Counter-World Experience est un jeune trio allemand de jazz-métal progressif, qui s’il n’est plus inconnu des habitués de MW, le sera peut-être des autres tant il semble rester discret sur la scène progressive internationale. Une discrétion qui trouve sans doute son origine dans le style musical pratiqué, une sorte de jazz-fusion aux accents métalliques et progressifs, agrémenté de quelques touches atmosphériques plus ou moins bien intégrées. « Metronomicon », quatrième album du combo, poursuit sur cette voie purement instrumentale, technique et complexe, requérant de l’auditeur une attention constante.
Mon collègue Struck avait repéré dans l’album précédent trois parties bien distinctes, correspondant à différentes approches musicales rompant quelque peu la cohésion de l’ensemble. Ici, ce n’est plus tout à fait le cas, les neuf titres du disque composant un tout plus homogène, même si deux morceaux sortent à première vue du lot : "Fuego Barbarico" tout d’abord, avec son introduction flamenco, sa rythmique latino et ses nombreux soli posés sur une cadence espagnole agressive triturée en tous sens ; "Youth" ensuite, moins convaincant car curieusement lancé par un beat techno atmosphérique que l’on retrouve plus loin, intercalé entre riffs pesants, soli véloces et transitions minimalistes.

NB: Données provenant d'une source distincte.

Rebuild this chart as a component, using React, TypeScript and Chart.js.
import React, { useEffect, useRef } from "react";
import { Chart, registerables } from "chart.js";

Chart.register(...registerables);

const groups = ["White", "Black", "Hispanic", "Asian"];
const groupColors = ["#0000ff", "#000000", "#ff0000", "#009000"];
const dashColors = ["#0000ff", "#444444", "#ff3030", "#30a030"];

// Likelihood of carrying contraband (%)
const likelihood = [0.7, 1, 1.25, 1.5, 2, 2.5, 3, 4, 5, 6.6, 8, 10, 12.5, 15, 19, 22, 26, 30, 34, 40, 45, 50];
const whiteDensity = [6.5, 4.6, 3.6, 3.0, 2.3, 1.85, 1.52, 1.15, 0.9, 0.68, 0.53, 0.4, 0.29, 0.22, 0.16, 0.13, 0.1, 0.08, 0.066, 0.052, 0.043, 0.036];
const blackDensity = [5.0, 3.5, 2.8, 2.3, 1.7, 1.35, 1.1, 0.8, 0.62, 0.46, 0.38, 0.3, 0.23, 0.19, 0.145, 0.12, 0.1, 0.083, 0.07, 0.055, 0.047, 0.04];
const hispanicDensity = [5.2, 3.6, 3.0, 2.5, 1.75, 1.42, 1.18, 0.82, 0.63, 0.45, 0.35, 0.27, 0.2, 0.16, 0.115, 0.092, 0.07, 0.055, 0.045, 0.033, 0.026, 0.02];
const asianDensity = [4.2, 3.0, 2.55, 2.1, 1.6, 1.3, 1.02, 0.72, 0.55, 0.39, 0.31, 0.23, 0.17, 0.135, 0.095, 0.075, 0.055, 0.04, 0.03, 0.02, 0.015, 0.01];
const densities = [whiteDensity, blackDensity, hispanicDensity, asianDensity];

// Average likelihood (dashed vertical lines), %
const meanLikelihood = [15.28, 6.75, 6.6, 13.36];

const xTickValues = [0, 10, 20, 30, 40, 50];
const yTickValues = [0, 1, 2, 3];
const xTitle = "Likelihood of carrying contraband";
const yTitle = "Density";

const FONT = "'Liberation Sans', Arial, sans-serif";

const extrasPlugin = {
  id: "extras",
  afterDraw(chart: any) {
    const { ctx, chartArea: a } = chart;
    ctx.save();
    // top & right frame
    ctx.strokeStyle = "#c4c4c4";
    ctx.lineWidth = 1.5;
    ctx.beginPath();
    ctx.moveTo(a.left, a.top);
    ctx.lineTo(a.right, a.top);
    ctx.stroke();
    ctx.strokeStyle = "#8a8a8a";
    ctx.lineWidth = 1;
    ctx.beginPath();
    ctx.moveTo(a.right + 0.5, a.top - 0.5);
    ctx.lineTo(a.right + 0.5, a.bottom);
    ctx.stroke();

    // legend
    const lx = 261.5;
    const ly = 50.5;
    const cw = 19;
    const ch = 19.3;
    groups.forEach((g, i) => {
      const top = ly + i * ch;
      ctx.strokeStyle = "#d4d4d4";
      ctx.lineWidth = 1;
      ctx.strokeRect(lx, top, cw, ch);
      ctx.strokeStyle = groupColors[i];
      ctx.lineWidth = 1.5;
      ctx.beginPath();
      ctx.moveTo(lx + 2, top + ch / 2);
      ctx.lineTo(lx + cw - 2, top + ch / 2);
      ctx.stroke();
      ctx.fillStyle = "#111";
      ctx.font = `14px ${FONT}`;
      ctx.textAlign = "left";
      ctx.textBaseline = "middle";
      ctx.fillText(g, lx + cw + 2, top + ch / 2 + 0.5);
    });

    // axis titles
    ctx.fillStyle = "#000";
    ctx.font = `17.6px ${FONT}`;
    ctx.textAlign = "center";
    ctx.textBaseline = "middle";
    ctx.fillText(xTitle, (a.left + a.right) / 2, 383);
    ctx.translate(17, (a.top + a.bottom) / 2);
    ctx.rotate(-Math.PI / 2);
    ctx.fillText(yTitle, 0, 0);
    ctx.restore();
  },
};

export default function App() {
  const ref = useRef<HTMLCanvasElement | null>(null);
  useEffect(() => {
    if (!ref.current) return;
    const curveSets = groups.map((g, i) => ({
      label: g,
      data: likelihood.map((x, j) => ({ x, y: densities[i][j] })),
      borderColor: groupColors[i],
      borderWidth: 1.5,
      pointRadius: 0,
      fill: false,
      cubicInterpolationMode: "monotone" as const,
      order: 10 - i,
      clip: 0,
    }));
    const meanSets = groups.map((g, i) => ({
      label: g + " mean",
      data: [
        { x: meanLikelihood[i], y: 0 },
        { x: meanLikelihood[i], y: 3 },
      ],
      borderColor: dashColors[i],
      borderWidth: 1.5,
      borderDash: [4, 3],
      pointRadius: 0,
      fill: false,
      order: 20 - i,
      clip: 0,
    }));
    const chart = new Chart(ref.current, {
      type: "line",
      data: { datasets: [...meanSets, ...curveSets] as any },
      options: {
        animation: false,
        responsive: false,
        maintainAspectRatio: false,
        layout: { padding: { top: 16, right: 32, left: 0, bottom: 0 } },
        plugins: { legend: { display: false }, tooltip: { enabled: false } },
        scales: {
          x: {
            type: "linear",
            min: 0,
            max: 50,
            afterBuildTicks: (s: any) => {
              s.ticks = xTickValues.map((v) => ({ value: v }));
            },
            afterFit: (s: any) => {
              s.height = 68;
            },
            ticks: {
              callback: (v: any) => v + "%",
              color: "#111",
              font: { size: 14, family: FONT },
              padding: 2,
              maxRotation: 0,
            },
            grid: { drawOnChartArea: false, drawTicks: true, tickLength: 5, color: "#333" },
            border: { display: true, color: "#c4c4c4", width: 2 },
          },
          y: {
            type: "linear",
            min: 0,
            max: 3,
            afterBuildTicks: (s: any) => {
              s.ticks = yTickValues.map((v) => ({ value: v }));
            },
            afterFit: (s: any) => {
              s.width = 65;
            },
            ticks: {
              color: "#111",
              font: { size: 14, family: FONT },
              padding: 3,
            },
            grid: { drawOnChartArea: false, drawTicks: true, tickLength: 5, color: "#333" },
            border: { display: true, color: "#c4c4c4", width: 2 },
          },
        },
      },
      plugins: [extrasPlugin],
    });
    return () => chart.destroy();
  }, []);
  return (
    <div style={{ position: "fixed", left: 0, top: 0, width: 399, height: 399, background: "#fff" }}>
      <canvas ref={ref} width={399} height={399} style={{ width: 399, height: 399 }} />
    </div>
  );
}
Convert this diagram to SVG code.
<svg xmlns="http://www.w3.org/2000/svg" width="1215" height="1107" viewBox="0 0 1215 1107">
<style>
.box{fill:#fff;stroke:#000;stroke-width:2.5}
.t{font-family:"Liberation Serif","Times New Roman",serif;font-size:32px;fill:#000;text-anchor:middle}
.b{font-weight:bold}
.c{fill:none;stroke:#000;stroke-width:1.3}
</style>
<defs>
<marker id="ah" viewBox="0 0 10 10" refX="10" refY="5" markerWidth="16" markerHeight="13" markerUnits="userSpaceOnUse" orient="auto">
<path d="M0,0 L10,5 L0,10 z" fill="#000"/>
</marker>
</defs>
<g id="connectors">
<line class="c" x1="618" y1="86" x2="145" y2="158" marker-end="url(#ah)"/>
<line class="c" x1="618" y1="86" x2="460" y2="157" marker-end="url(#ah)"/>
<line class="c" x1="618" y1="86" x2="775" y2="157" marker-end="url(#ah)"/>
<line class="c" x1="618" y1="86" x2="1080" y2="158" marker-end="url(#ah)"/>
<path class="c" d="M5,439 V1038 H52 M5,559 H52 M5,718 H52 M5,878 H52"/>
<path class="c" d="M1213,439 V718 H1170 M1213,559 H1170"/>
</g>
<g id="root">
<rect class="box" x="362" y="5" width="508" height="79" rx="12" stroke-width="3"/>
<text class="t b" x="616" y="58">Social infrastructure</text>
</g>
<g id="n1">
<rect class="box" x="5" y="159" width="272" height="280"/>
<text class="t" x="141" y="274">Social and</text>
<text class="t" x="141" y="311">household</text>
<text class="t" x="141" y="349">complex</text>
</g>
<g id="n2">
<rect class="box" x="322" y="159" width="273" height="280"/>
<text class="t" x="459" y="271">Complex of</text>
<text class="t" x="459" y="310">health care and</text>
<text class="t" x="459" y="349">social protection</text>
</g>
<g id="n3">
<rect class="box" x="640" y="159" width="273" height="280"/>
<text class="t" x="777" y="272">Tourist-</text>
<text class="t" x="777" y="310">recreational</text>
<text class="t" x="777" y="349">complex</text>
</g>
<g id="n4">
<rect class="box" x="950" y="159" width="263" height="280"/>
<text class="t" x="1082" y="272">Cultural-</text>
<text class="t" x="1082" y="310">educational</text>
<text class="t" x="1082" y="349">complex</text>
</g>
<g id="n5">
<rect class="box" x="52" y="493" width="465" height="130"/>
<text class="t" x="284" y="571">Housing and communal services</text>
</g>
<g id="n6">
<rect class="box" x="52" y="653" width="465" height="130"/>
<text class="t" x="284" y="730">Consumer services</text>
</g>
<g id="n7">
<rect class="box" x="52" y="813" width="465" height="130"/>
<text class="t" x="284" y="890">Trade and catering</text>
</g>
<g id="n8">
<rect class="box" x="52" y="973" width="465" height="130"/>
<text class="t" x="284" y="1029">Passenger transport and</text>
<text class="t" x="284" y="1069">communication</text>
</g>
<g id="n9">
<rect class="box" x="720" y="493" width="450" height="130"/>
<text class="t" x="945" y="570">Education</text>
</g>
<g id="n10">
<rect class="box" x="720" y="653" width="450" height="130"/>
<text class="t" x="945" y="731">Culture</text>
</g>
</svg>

"Digital Dust" et "End Of The Past" se distinguent également dans une veine plus expérimentale, mais restent globalement conformes à la couleur musicale dominante de l’album. Le premier s’ouvre sur un piano solo virtuose, dissonant et déstructuré, que prolongent des arrangements de cordes (joués au clavier) chargés d’une tension qui ne nous quittera pas le long des cinq minutes du morceau ; le second propose, après une première partie jazz-métal relativement traditionnelle, une longue incursion dans la musique classique assurée par un ensemble de cordes inventif et sensible qui n’est pas sans rappeler Brahms ou, référence assurément plus moderne, les Québécois de MMCircle. Ce dernier morceau apporte une fraîcheur acoustique qu’il convient de saluer avec enthousiasme !
Car les cinq titres restants, s’ils nous ménagent quelques plages de repos, restent majoritairement électriques, touffus et labyrinthiques. Les suites de riffs syncopés et arythmiques (écouter l’introduction de "Metronomicon" par exemple), caractéristiques du genre, ne sont pas pour autant ce qui demeurera le plus marquant ; de même les soli, remarquablement exécutés par un Benjamin Schwenen sous perfusion McLaughlinienne et Holdsworthienne, ne révolutionnent pas vraiment le monde du jazz-fusion.
Curieusement, ce sont plutôt les parties atmosphériques qui révèlent l’identité du groupe, ainsi que quelques trouvailles mélodiques. A cet égard, "Metis" et sa descente d’arpèges néo-classique conclue par une jolie trille baroque place la barre très haut ; et c’est sur ce même morceau que le combo nous gratifie d’une rythmique régressive on ne peut plus efficace, immédiatement suivie d’un solo mélodique prolongeant le souffle épique ressenti dès les premières notes de la pièce. Quant à "Deep Water", il s’agit certainement du morceau le plus fin de l’album, principalement composé d’arpèges apaisants édifiés sur de longues nappes éthérées, tandis que Sebastian Hoffmann se fend à la basse d’un solo jazzy supporté par un subtil hommage à l’arpège ouvrant "Tubullar Bells Part I" du génial Mike Oldfield. Le final, plus agressif, ne gâche en rien la beauté de cet instant privilégié qui prouve, si besoin il y avait, la diversité et la qualité de ce nouvel album.
Aussi Counter-World Experience, certes un cran en dessous de groupes comme Gordian Knot ou Spaced Out avec lesquels il partage une commune démarche, réussit-il un « Metronomicon » hautement recommandable pour les amateurs de jazz-fusion musclé autant que de métal atmosphérique à tendance progressive ; gageons que ceux-ci représentent un vivier d’auditeurs suffisamment fourni pour assurer à ce trio une reconnaissance incontestablement méritée.